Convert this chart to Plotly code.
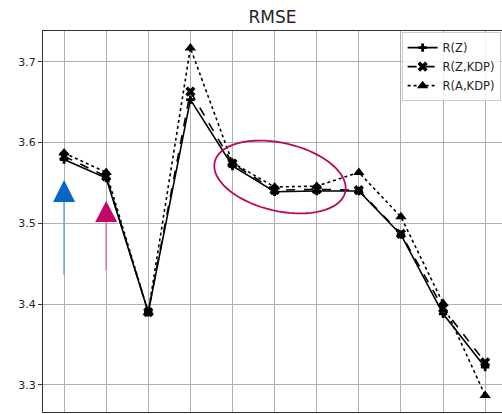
import math
import plotly.graph_objects as go

x_idx = list(range(11))
rz = [3.579, 3.556, 3.390, 3.653, 3.571, 3.539, 3.540, 3.540, 3.486, 3.388, 3.322]
rzkdp = [3.583, 3.558, 3.390, 3.663, 3.574, 3.541, 3.542, 3.541, 3.487, 3.395, 3.328]
rakdp = [3.587, 3.563, 3.390, 3.717, 3.575, 3.545, 3.546, 3.563, 3.508, 3.401, 3.287]
series_names = ["R(Z)", "R(Z,KDP)", "R(A,KDP)"]
y_ticks = [3.3, 3.4, 3.5, 3.6, 3.7]

W, H = 502, 414
ML, MR, MT, MB = 43, 0, 31, 2
xr = [-0.5, 10.4]
yr = [3.2665, 3.738]
pw = W - ML - MR
ph = H - MT - MB

def px2x(px):
    return xr[0] + (px - ML) / pw * (xr[1] - xr[0])

def py2y(py):
    return yr[1] - (py - MT) / ph * (yr[1] - yr[0])

fig = go.Figure()
fig.add_trace(go.Scatter(x=x_idx, y=rz, name=series_names[0], mode="lines+markers",
                         line=dict(color="black", width=1.6, dash="solid"),
                         marker=dict(symbol="cross", size=7, color="black")))
fig.add_trace(go.Scatter(x=x_idx, y=rzkdp, name=series_names[1], mode="lines+markers",
                         line=dict(color="black", width=1.6, dash="dash"),
                         marker=dict(symbol="x", size=9, color="black")))
fig.add_trace(go.Scatter(x=x_idx, y=rakdp, name=series_names[2], mode="lines+markers",
                         line=dict(color="black", width=1.6, dash="dot"),
                         marker=dict(symbol="triangle-up", size=10, color="black")))

shapes = []
# arrows (annotation graphics)
def arrow(xc, y_tail_px, y_base_px, y_tip_px, half_w_px, line_col, head_col):
    xpx = ML + (xc - xr[0]) / (xr[1] - xr[0]) * pw
    shapes.append(dict(type="line", xref="x", yref="y", x0=xc, x1=xc,
                       y0=py2y(y_tail_px), y1=py2y(y_base_px),
                       line=dict(color=line_col, width=1.5), layer="above"))
    path = "M {},{} L {},{} L {},{} Z".format(
        px2x(xpx - half_w_px), py2y(y_base_px),
        px2x(xpx + half_w_px), py2y(y_base_px),
        px2x(xpx), py2y(y_tip_px))
    shapes.append(dict(type="path", xref="x", yref="y", path=path,
                       fillcolor=head_col, line=dict(color=head_col, width=0), layer="above"))

arrow(0, 275, 202, 180, 11, "#6aa5dc", "#0866c6")
arrow(1, 270, 222, 201, 11, "#e070a8", "#c4066c")

# ellipse
cx, cy, a, b, th = 280, 177, 67, 34, math.radians(13)
pts = []
for i in range(73):
    t = 2 * math.pi * i / 72
    ex = a * math.cos(t)
    ey = b * math.sin(t)
    px = cx + ex * math.cos(th) - ey * math.sin(th)
    py = cy + ex * math.sin(th) + ey * math.cos(th)
    pts.append((px2x(px), py2y(py)))
path = "M " + " L ".join("{},{}".format(p[0], p[1]) for p in pts) + " Z"
shapes.append(dict(type="path", xref="x", yref="y", path=path,
                   line=dict(color="#b80c5c", width=1.8), layer="above"))

fig.update_layout(
    width=W, height=H,
    margin=dict(l=ML, r=MR, t=MT, b=MB),
    paper_bgcolor="white", plot_bgcolor="white",
    font=dict(family="DejaVu Sans", size=11, color="#262626"),
    title=dict(text="RMSE", x=(ML + W) / 2 / W, xanchor="center", y=1 - 17 / H, yanchor="middle",
               font=dict(size=17, color="#262626")),
    showlegend=True,
    legend=dict(x=0.997, xanchor="right", y=0.997, yanchor="top",
                bgcolor="rgba(255,255,255,0.85)", bordercolor="#cccccc", borderwidth=1,
                font=dict(size=11.5, color="#262626"), tracegroupgap=0, itemwidth=30),
    shapes=shapes,
)
fig.update_xaxes(range=xr, tickvals=x_idx, showticklabels=False, showgrid=True,
                 gridcolor="#b0b0b0", gridwidth=1, zeroline=False, ticks="",
                 showline=True, linecolor="#333333", linewidth=1, mirror=True)
fig.update_yaxes(range=yr, tickvals=y_ticks, ticktext=[f"{v:.1f}" for v in y_ticks],
                 showgrid=True, gridcolor="#b0b0b0", gridwidth=1, zeroline=False,
                 ticks="outside", ticklen=4, tickcolor="#333333",
                 showline=True, linecolor="#333333", linewidth=1, mirror=False)

fig.write_html("out.html")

◆ **What the exercise asks**:
Output exactly the span of lines from the top of the listing through the line holding "return yr[1] - (py", and leave every picture out.

◆ **Exercise answer**:
Convert this chart to Plotly code.
import math
import plotly.graph_objects as go

x_idx = list(range(11))
rz = [3.579, 3.556, 3.390, 3.653, 3.571, 3.539, 3.540, 3.540, 3.486, 3.388, 3.322]
rzkdp = [3.583, 3.558, 3.390, 3.663, 3.574, 3.541, 3.542, 3.541, 3.487, 3.395, 3.328]
rakdp = [3.587, 3.563, 3.390, 3.717, 3.575, 3.545, 3.546, 3.563, 3.508, 3.401, 3.287]
series_names = ["R(Z)", "R(Z,KDP)", "R(A,KDP)"]
y_ticks = [3.3, 3.4, 3.5, 3.6, 3.7]

W, H = 502, 414
ML, MR, MT, MB = 43, 0, 31, 2
xr = [-0.5, 10.4]
yr = [3.2665, 3.738]
pw = W - ML - MR
ph = H - MT - MB

def px2x(px):
    return xr[0] + (px - ML) / pw * (xr[1] - xr[0])

def py2y(py):
    return yr[1] - (py - MT) / ph * (yr[1] - yr[0])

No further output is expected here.